Output the material word for word. Leave each picture out.

═════ DATASET EXCERPT ═════

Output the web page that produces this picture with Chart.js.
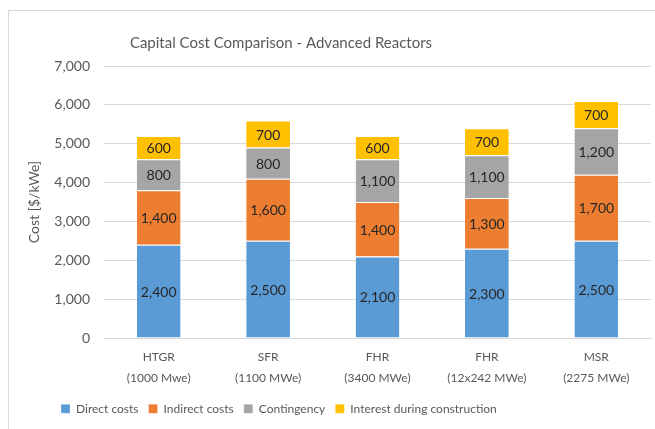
<!DOCTYPE html>
<html>
<head>
<meta charset="utf-8">
<script src="https://cdn.jsdelivr.net/npm/chart.js@4/dist/chart.umd.min.js"></script>
<style>
html,body{margin:0;padding:0;background:#fff;overflow:hidden}
#frame{position:absolute;left:8px;top:10px;width:700px;height:500px;border:1px solid #d9d9d9;box-sizing:border-box}
#wrap{position:absolute;left:0;top:0;width:655px;height:429px}
</style>
</head>
<body>
<div id="frame"></div>
<div id="wrap"><canvas id="chart"></canvas></div>
<script>
const chartTitle="Capital Cost Comparison - Advanced Reactors";
const categories=[["HTGR","(1000 Mwe)"],["SFR","(1100 MWe)"],["FHR","(3400 MWe)"],["FHR","(12x242 MWe)"],["MSR","(2275 MWe)"]];
const directCosts=[2400,2500,2100,2300,2500];
const indirectCosts=[1400,1600,1400,1300,1700];
const contingency=[800,800,1100,1100,1200];
const interest=[600,700,600,700,700];
const yTicks=[0,1000,2000,3000,4000,5000,6000,7000];

const FONT="Lato, 'Open Sans', sans-serif";
const TXT="#595959";
const LEG_H=28, LEG_Y=410, LEG_X=61, LEG_PAD=10, LEG_FS=12;

// title drawn by hand so it can sit off-centre like the original,
// legend gets a fixed height and spot so it can tuck under the labels
const layoutPlugin={
id:"offTitle",
afterInit(c){
const lg=c.legend;
if(lg && !lg._patched){
const f=lg.fit;
lg.fit=function(){f.call(this);this.height=LEG_H;};
lg._patched=true;
}
},
afterLayout(c){
const lg=c.legend;
const t=LEG_Y-LEG_PAD-LEG_FS*1.2/2;
const w=lg.right-lg.left;
lg.top=t;lg.bottom=t+LEG_H;
lg.left=LEG_X-LEG_PAD;lg.right=lg.left+w;
},
afterDraw(c){
const g=c.ctx;
g.save();
g.font="15px "+FONT;
g.fillStyle=TXT;
g.textAlign="center";
g.textBaseline="middle";
g.fillText(chartTitle,281,43);
g.restore();
}
};

const labelPlugin={
id:"segLabels",
afterDatasetsDraw(c){
const g=c.ctx;
g.save();
g.font="14px "+FONT;
g.fillStyle="#262626";
g.textAlign="center";
g.textBaseline="middle";
c.data.datasets.forEach((ds,i)=>{
c.getDatasetMeta(i).data.forEach((bar,j)=>{
g.fillText(ds.data[j].toLocaleString("en-US"),bar.x,(bar.y+bar.base)/2+1);
});
});
g.restore();
}
};

function seg(label,data,color){
return {label,data,backgroundColor:color,borderColor:"#ffffff",
borderWidth:{top:1,left:0,right:0,bottom:0},borderSkipped:false,
barPercentage:0.4,categoryPercentage:1};
}

new Chart(document.getElementById("chart"),{
type:"bar",
data:{labels:categories,datasets:[
seg("Direct costs",directCosts,"#5b9bd5"),
seg("Indirect costs",indirectCosts,"#ed7d31"),
seg("Contingency",contingency,"#a5a5a5"),
seg("Interest during construction",interest,"#ffc000")
]},
options:{
responsive:true,maintainAspectRatio:false,animation:false,
layout:{padding:{left:26,right:4,top:66,bottom:4}},
plugins:{
title:{display:false},
tooltip:{enabled:false},
legend:{position:"bottom",align:"start",
labels:{boxWidth:9,boxHeight:9,padding:LEG_PAD,color:TXT,font:{family:FONT,size:LEG_FS}}}
},
scales:{
x:{stacked:true,grid:{display:false,drawTicks:false},
border:{color:"#d9d9d9"},
ticks:{color:TXT,padding:9,font:{family:FONT,size:12,lineHeight:20.5/12},maxRotation:0,autoSkip:false}
},
y:{stacked:true,min:yTicks[0],max:yTicks[yTicks.length-1],
afterBuildTicks(s){s.ticks=yTicks.map(v=>({value:v}));},
grid:{color:"#d9d9d9",drawTicks:false},
border:{display:false},
ticks:{color:TXT,padding:14,font:{family:FONT,size:14}},
title:{display:true,text:"Cost [$/kWe]",color:TXT,padding:{top:0,bottom:0},font:{family:FONT,size:14}},
afterFit(s){s.width=78;}
}
}
},
plugins:[layoutPlugin,labelPlugin]
});
</script>
</body>
</html>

═════

IN RESPONSE ▸
Output the web page that produces this picture with Chart.js.
<!DOCTYPE html>
<html>
<head>
<meta charset="utf-8">
<script src="https://cdn.jsdelivr.net/npm/chart.js@4/dist/chart.umd.min.js"></script>
<style>
html,body{margin:0;padding:0;background:#fff;overflow:hidden}
#frame{position:absolute;left:8px;top:10px;width:700px;height:500px;border:1px solid #d9d9d9;box-sizing:border-box}
#wrap{position:absolute;left:0;top:0;width:655px;height:429px}
</style>
</head>
<body>
<div id="frame"></div>
<div id="wrap"><canvas id="chart"></canvas></div>
<script>
const chartTitle="Capital Cost Comparison - Advanced Reactors";
const categories=[["HTGR","(1000 Mwe)"],["SFR","(1100 MWe)"],["FHR","(3400 MWe)"],["FHR","(12x242 MWe)"],["MSR","(2275 MWe)"]];
const directCosts=[2400,2500,2100,2300,2500];
const indirectCosts=[1400,1600,1400,1300,1700];
const contingency=[800,800,1100,1100,1200];
const interest=[600,700,600,700,700];
const yTicks=[0,1000,2000,3000,4000,5000,6000,7000];

const FONT="Lato, 'Open Sans', sans-serif";
const TXT="#595959";
const LEG_H=28, LEG_Y=410, LEG_X=61, LEG_PAD=10, LEG_FS=12;

// title drawn by hand so it can sit off-centre like the original,
// legend gets a fixed height and spot so it can tuck under the labels
const layoutPlugin={
id:"offTitle",
afterInit(c){
const lg=c.legend;
if(lg && !lg._patched){
const f=lg.fit;
lg.fit=function(){f.call(this);this.height=LEG_H;};
lg._patched=true;
}
},
afterLayout(c){
const lg=c.legend;
const t=LEG_Y-LEG_PAD-LEG_FS*1.2/2;
const w=lg.right-lg.left;
lg.top=t;lg.bottom=t+LEG_H;
lg.left=LEG_X-LEG_PAD;lg.right=lg.left+w;
},
afterDraw(c){
const g=c.ctx;
g.save();
g.font="15px "+FONT;
g.fillStyle=TXT;
g.textAlign="center";
g.textBaseline="middle";
g.fillText(chartTitle,281,43);
g.restore();
}
};

const labelPlugin={
id:"segLabels",
afterDatasetsDraw(c){
const g=c.ctx;
g.save();
g.font="14px "+FONT;
g.fillStyle="#262626";
g.textAlign="center";
g.textBaseline="middle";
c.data.datasets.forEach((ds,i)=>{
c.getDatasetMeta(i).data.forEach((bar,j)=>{
g.fillText(ds.data[j].toLocaleString("en-US"),bar.x,(bar.y+bar.base)/2+1);
});
});
g.restore();
}
};

function seg(label,data,color){
return {label,data,backgroundColor:color,borderColor:"#ffffff",
borderWidth:{top:1,left:0,right:0,bottom:0},borderSkipped:false,
barPercentage:0.4,categoryPercentage:1};
}

new Chart(document.getElementById("chart"),{
type:"bar",
data:{labels:categories,datasets:[
seg("Direct costs",directCosts,"#5b9bd5"),
seg("Indirect costs",indirectCosts,"#ed7d31"),
seg("Contingency",contingency,"#a5a5a5"),
seg("Interest during construction",interest,"#ffc000")
]},
options:{
responsive:true,maintainAspectRatio:false,animation:false,
layout:{padding:{left:26,right:4,top:66,bottom:4}},
plugins:{
title:{display:false},
tooltip:{enabled:false},
legend:{position:"bottom",align:"start",
labels:{boxWidth:9,boxHeight:9,padding:LEG_PAD,color:TXT,font:{family:FONT,size:LEG_FS}}}
},
scales:{
x:{stacked:true,grid:{display:false,drawTicks:false},
border:{color:"#d9d9d9"},
ticks:{color:TXT,padding:9,font:{family:FONT,size:12,lineHeight:20.5/12},maxRotation:0,autoSkip:false}
},
y:{stacked:true,min:yTicks[0],max:yTicks[yTicks.length-1],
afterBuildTicks(s){s.ticks=yTicks.map(v=>({value:v}));},
grid:{color:"#d9d9d9",drawTicks:false},
border:{display:false},
ticks:{color:TXT,padding:14,font:{family:FONT,size:14}},
title:{display:true,text:"Cost [$/kWe]",color:TXT,padding:{top:0,bottom:0},font:{family:FONT,size:14}},
afterFit(s){s.width=78;}
}
}
},
plugins:[layoutPlugin,labelPlugin]
});
</script>
</body>
</html>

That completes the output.